--- Begin ---
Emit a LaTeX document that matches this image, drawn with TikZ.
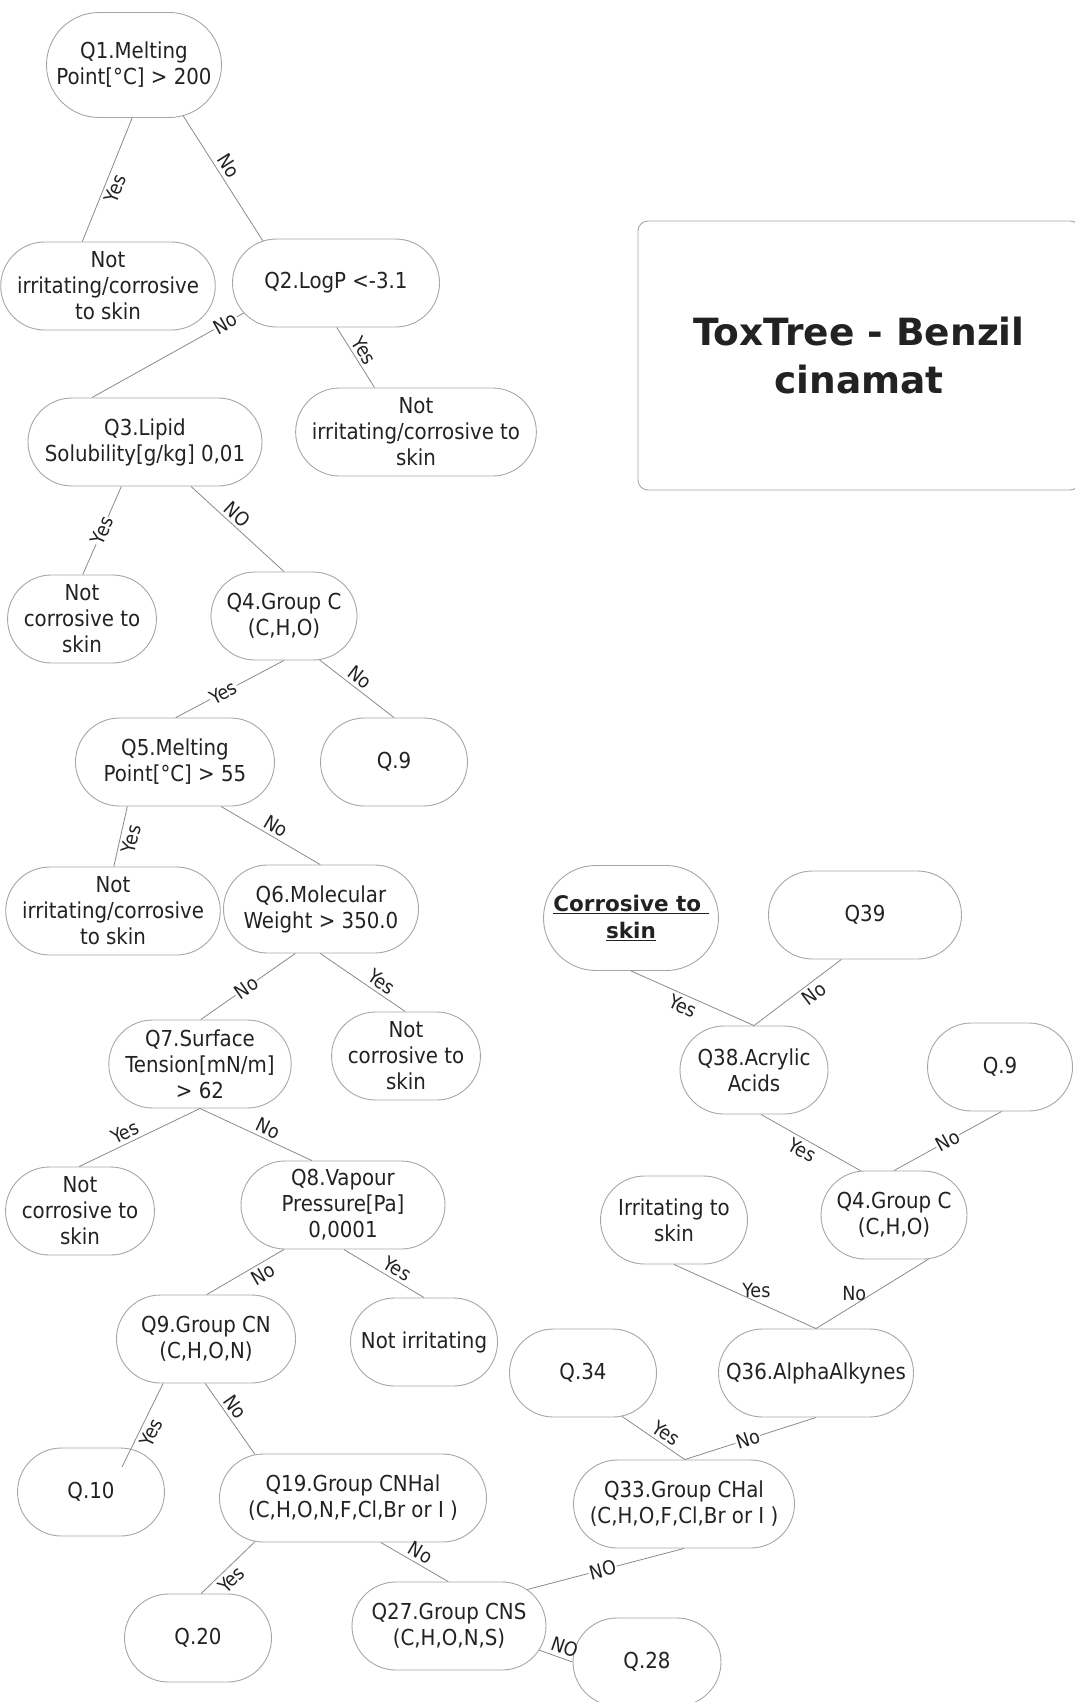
\documentclass[tikz,border=0pt]{standalone}
\usepackage{fontspec}
\setmainfont{DejaVu Sans Condensed}
\newfontfamily\headfont{DejaVu Sans}
\usetikzlibrary{shapes.misc}
\definecolor{ink}{HTML}{222222}
\definecolor{rim}{HTML}{A6A6A6}
\definecolor{wiregray}{HTML}{8A8A8A}
\begin{document}
\begin{tikzpicture}[x=1pt,y=-1pt,
  box/.style={draw=rim,line width=0.9pt,rounded rectangle,align=center,inner sep=0pt,
    text=ink,font=\fontsize{22}{26}\selectfont},
  link/.style={draw=wiregray,line width=0.8pt},
  lab/.style={text=ink,font=\fontsize{19.5}{22}\selectfont},
  onln/.style={fill=white,inner sep=1pt}]
\useasboundingbox (0,0) rectangle (1074,1702);

% title box, cut by the right edge
\node[draw=rim,line width=0.9pt,rounded corners=10pt,minimum width=442pt,minimum height=269pt,
  text=ink,align=center,font=\headfont\bfseries\fontsize{37.5}{48}\selectfont]
  (title) at (859,355.5) {ToxTree - Benzil\\cinamat};

% decision nodes
\node[box,minimum width=175,minimum height=105] (q1) at (134,65) {Q1.Melting\\Point[°C] > 200};
\node[box,minimum width=175,minimum height=105,font=\headfont\bfseries\fontsize{21.5}{27}\selectfont]
  (corr) at (631,918) {\underline{Corrosive to\ }\\\underline{skin}};
\foreach \n/\x/\y/\w/\t in {
  nic1/108/286/198/{Not\\irritating/corrosive\\to skin},
  q2/336/283/207/{Q2.LogP <-3.1},
  q3/145/442/234/{Q3.Lipid\\Solubility[g/kg] 0,01},
  nic2/416/432/228/{Not\\irritating/corrosive to\\skin},
  nc1/82/619/147/{Not\\corrosive to\\skin},
  q4/284/616/146/{Q4.Group C\\(C,H,O)},
  q5/175/762/199/{Q5.Melting\\Point[°C] > 55},
  q9a/394/762/147/{Q.9},
  nic3/113/911/207/{Not\\irritating/corrosive\\to skin},
  q6/321/909/195/{Q6.Molecular\\Weight > 350.0},
  q7/200/1064/179/{Q7.Surface\\Tension[mN/m]\\> 62},
  nc2/406/1056/147/{Not\\corrosive to\\skin},
  nc3/80/1211/144/{Not\\corrosive to\\skin},
  q8/343/1205/204/{Q8.Vapour\\Pressure[Pa]\\0,0001},
  q9/206/1339/179/{Q9.Group CN\\(C,H,O,N)},
  ni/424/1342/147/{Not irritating},
  q10/91/1492/147/{Q.10},
  q19/353/1498/267/{Q19.Group CNHal\\(C,H,O,N,F,Cl,Br or I )},
  q20/198/1638/147/{Q.20},
  q27/449/1626/194/{Q27.Group CNS\\(C,H,O,N,S)},
  q28/647/1662/148/{Q.28},
  q33/684/1504/221/{Q33.Group CHal\\(C,H,O,F,Cl,Br or I )},
  q34/583/1373/147/{Q.34},
  q36/816/1373/195/{Q36.AlphaAlkynes},
  irr/674/1220/147/{Irritating to\\skin},
  q4b/894/1215/146/{Q4.Group C\\(C,H,O)},
  q9b/1000/1067/145/{Q.9},
  q38/754/1070/148/{Q38.Acrylic\\Acids},
  q39/865/915/193/{Q39}}
  \node[box,minimum width=\w,minimum height=88] (\n) at (\x,\y) {\t};

% branches
\foreach \a/\b/\t/\p/\s in {
  q1.-92/nic1.120/Yes/.54/below, q1.-46/q2.150/No/.45/above,
  q2.198/q3.140/No/.12/onln, q2.-89/nic2.133/Yes/.48/above,
  q3.-118/nc1.89/Yes/.5/onln, q3.-44/q4.90/NO/.42/above,
  q4.-90/q5.89/Yes/.56/onln, q4.-51/q9a.90/No/.45/above,
  q5.-137/nic3.89/Yes/.5/below, q5.-44/q6.91/No/.5/above,
  q6.-120/q7.89/No/.52/onln, q6.-91/nc2.91/Yes/.65/above,
  q7.-90/nc3.91/Yes/.58/above, q7.-90/q8.125/No/.57/above,
  q8.-143/q9.89/No/.34/below, q8.-89/ni.90/Yes/.6/above,
  q9.-91/q19.156/No/.42/above, q19.-156/q20.86/Yes/.58/below,
  q19.-58/q27.91/No/.51/above, q27.25/q33.-90/NO/.48/onln,
  q27.-15/q28.180/NO/.65/above, q36.-90/q33.89/No/.52/onln,
  q34.-48/q33.89/Yes/.6/above, corr.-90/q38.90/Yes/.46/below,
  q39.-118/q38.90/No/.39/below, q38.-81/q4b.127/Yes/.47/below,
  q9b.-88/q4b.90/No/.5/onln}
  \draw[link] (\a) -- node[lab,sloped,pos=\p,\s] {\t} (\b);
\draw[link] (q9.-134) -- node[lab,sloped,pos=.53,below] {Yes} ([shift={(31,-25)}]q10.center);
\draw[link] (irr.-90) -- node[lab,pos=.58,above] {Yes} (q36.90);
\draw[link] (q4b.-52) -- node[lab,pos=.66,above] {No} (q36.90);

\end{tikzpicture}
\end{document}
--- End ---
- _What the exercise asks_: Exactly as written, please give again the lines from the beginning of the listing through the line containing "(0,0) rectangle (1074,1702);", inclusive, without any pictures.

- _Exercise result_:
Emit a LaTeX document that matches this image, drawn with TikZ.
\documentclass[tikz,border=0pt]{standalone}
\usepackage{fontspec}
\setmainfont{DejaVu Sans Condensed}
\newfontfamily\headfont{DejaVu Sans}
\usetikzlibrary{shapes.misc}
\definecolor{ink}{HTML}{222222}
\definecolor{rim}{HTML}{A6A6A6}
\definecolor{wiregray}{HTML}{8A8A8A}
\begin{document}
\begin{tikzpicture}[x=1pt,y=-1pt,
  box/.style={draw=rim,line width=0.9pt,rounded rectangle,align=center,inner sep=0pt,
    text=ink,font=\fontsize{22}{26}\selectfont},
  link/.style={draw=wiregray,line width=0.8pt},
  lab/.style={text=ink,font=\fontsize{19.5}{22}\selectfont},
  onln/.style={fill=white,inner sep=1pt}]
\useasboundingbox (0,0) rectangle (1074,1702);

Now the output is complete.